How to Choose Your Solvents

For CPC, ideal solvents possess qualities such as low viscosity, UV transparency, a broad polarity range, and strong interfacial tension between aqueous and organic phases. Additionally, considering post-separation fraction processing, solvents with low boiling points are preferable.

• Several green solvents align with these ideal criteria, including:
• 2-Methyl-Tetrahydrofuran (2-Me-THF): A nontoxic, UV-transparent alternative to THF, exhibiting low miscibility in water and relatively high stability compared to other heterocycles.
• Limonene: An apolar solvent found in citrus fruits’ essential oils, with D-isomer being a major component.
• Cyclopentyl methyl ether (CPME): Capable of directly replacing dichloromethane (DCM) in the commonly used MeOH-DCM system.
• Water: A safe, environmentally friendly choice, especially for aqueous two-phase systems (ATPS) in green CPC applications, though ATPS can alter flow rates, affecting stationary phase retention and potentially complicating separation.

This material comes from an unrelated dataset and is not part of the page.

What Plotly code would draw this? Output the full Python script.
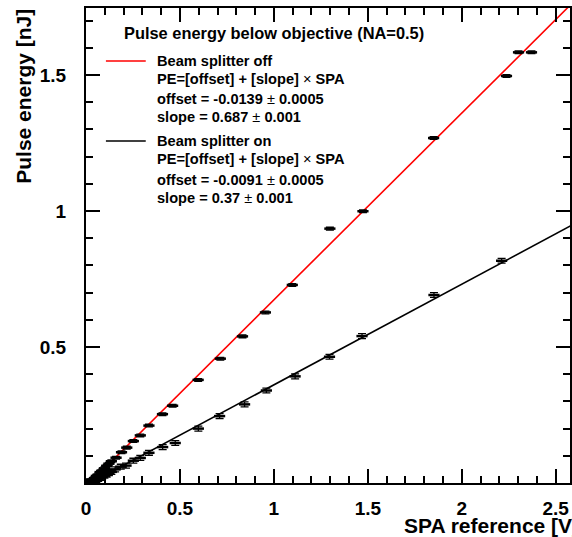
import plotly.graph_objects as go

# ---- data ----
off_x = [0.012, 0.020, 0.028, 0.036, 0.045, 0.055, 0.065, 0.075, 0.086, 0.098, 0.110, 0.122, 0.135,
         0.160, 0.189, 0.217, 0.252, 0.289, 0.335, 0.407, 0.461, 0.597, 0.715, 0.833, 0.955, 1.098,
         1.298, 1.474, 1.850, 2.238, 2.302, 2.371]
off_y = [0.004, 0.010, 0.006, 0.012, 0.018, 0.026, 0.031, 0.040, 0.046, 0.054, 0.063, 0.071, 0.080,
         0.093, 0.113, 0.130, 0.154, 0.175, 0.211, 0.253, 0.284, 0.379, 0.457, 0.539, 0.627, 0.728,
         0.935, 0.999, 1.268, 1.496, 1.583, 1.583]
off_err = [0.005] * len(off_x)

on_x = [0.012, 0.020, 0.028, 0.036, 0.045, 0.055, 0.065, 0.075, 0.086, 0.098, 0.110, 0.122, 0.135,
        0.155, 0.185, 0.213, 0.252, 0.289, 0.335, 0.408, 0.475, 0.598, 0.711, 0.844, 0.960, 1.113,
        1.296, 1.469, 1.852, 2.212]
on_y = [0.003, 0.004, 0.002, 0.006, 0.008, 0.011, 0.015, 0.019, 0.023, 0.027, 0.031, 0.036, 0.041,
        0.050, 0.060, 0.064, 0.082, 0.092, 0.111, 0.132, 0.147, 0.200, 0.246, 0.289, 0.340, 0.392,
        0.464, 0.540, 0.691, 0.817]
on_err = [0.009] * len(on_x)

fit_off = {"offset": -0.0139, "slope": 0.687}
fit_on = {"offset": -0.0091, "slope": 0.37}
fit_x = [0.0, 2.6]

x_ticks = [0, 0.5, 1, 1.5, 2, 2.5]
x_ticklabels = ["0", "0.5", "1", "1.5", "2", "2.5"]
y_ticks = [0.5, 1, 1.5]
y_ticklabels = ["0.5", "1", "1.5"]

X_RANGE = [0, 2.576]
Y_RANGE = [0, 1.746]

FONT = "Liberation Sans"
W, H = 572, 537
L, R, T, B = 86, 0, 8, 54
PW, PH = W - L - R, H - T - B


def px(x):
    return (x - L) / PW


def py(y):
    return (H - B - y) / PH


fig = go.Figure()

fig.add_trace(go.Scatter(
    x=fit_x, y=[fit_off["offset"] + fit_off["slope"] * v for v in fit_x],
    mode="lines", line=dict(color="#ff0000", width=1.6), showlegend=False, cliponaxis=True))
fig.add_trace(go.Scatter(
    x=fit_x, y=[fit_on["offset"] + fit_on["slope"] * v for v in fit_x],
    mode="lines", line=dict(color="#000000", width=1.6), showlegend=False, cliponaxis=True))

for xs, ys, es in [(off_x, off_y, off_err), (on_x, on_y, on_err)]:
    fig.add_trace(go.Scatter(
        x=xs, y=ys, mode="markers",
        marker=dict(symbol="line-ew", size=8, color="black", line=dict(color="black", width=2.5)),
        error_y=dict(type="data", array=es, visible=True, color="black", thickness=1.3, width=4),
        showlegend=False))

axis_common = dict(
    showline=True, linecolor="black", linewidth=2, mirror="ticks",
    ticks="inside", ticklen=14, tickwidth=1.5, tickcolor="black",
    showgrid=False, zeroline=False,
    tickfont=dict(family=FONT, size=19, color="black", weight="bold"),
)

fig.update_xaxes(range=X_RANGE, tickvals=x_ticks, ticktext=x_ticklabels,
                 minor=dict(dtick=0.1, tick0=0, ticks="inside", ticklen=7, tickwidth=1.5, tickcolor="black"),
                 ticklabelstandoff=7, **axis_common)
fig.update_yaxes(range=Y_RANGE, tickvals=y_ticks, ticktext=y_ticklabels,
                 minor=dict(dtick=0.1, tick0=0, ticks="inside", ticklen=7, tickwidth=1.5, tickcolor="black"),
                 ticklabelstandoff=14, **axis_common)

ann = []
# axis titles (x title runs past the right edge and is cut, as in the reference)
ann.append(dict(text="SPA reference [V]", xref="paper", yref="paper",
                x=px(403), y=py(525), xanchor="left", yanchor="middle",
                showarrow=False, font=dict(family=FONT, size=21, color="black", weight="bold")))
ann.append(dict(text="Pulse energy [nJ]", xref="paper", yref="paper", textangle=-90,
                x=px(23), y=py(7), xanchor="center", yanchor="top",
                showarrow=False, font=dict(family=FONT, size=21, color="black", weight="bold")))

# legend
lf = dict(family=FONT, size=14.6, color="black", weight="bold")
ann.append(dict(text="Pulse energy below objective (NA=0.5)", xref="paper", yref="paper",
                x=px(122), y=py(33), xanchor="left", yanchor="middle", showarrow=False,
                font=dict(family=FONT, size=16.4, color="black", weight="bold")))
pm = '<span style="font-weight:normal">±</span>'
tm = '<span style="font-weight:normal">×</span>'
legend_rows = [
    ("Beam splitter off", 61),
    ("PE=[offset] + [slope] " + tm + " SPA", 79),
    ("offset = %.4f %s 0.0005" % (fit_off["offset"], pm), 99),
    ("slope = %.3f %s 0.001" % (fit_off["slope"], pm), 117),
    ("Beam splitter on", 141),
    ("PE=[offset] + [slope] " + tm + " SPA", 159),
    ("offset = %.4f %s 0.0005" % (fit_on["offset"], pm), 180),
    ("slope = %.2f %s 0.001" % (fit_on["slope"], pm), 198),
]
for txt, yy in legend_rows:
    ann.append(dict(text=txt, xref="paper", yref="paper", x=px(155), y=py(yy),
                    xanchor="left", yanchor="middle", showarrow=False, font=lf))

shapes = [
    dict(type="line", xref="paper", yref="paper", x0=px(106), x1=px(146), y0=py(61), y1=py(61),
         line=dict(color="#ff0000", width=1.6)),
    dict(type="line", xref="paper", yref="paper", x0=px(106), x1=px(146), y0=py(141), y1=py(141),
         line=dict(color="black", width=1.6)),
]

fig.update_layout(
    width=W, height=H, margin=dict(l=L, r=R, t=T, b=B, pad=0),
    paper_bgcolor="white", plot_bgcolor="white",
    annotations=ann, shapes=shapes, showlegend=False,
)

fig.write_html("out.html")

Another category of promising green compounds includes deep eutectic solvents (DES), particularly natural-origin components forming NaDES. DES, known for their significant freezing point depression (often above 150°C), are created by combining safe, renewable, and biodegradable components to form a eutectic mixture. With advancements in solute recovery and component recycling, NaDES could emerge as a compelling alternative to water-based solvent systems, providing a suitable polarity range for separating less polar and hydrophobic compounds.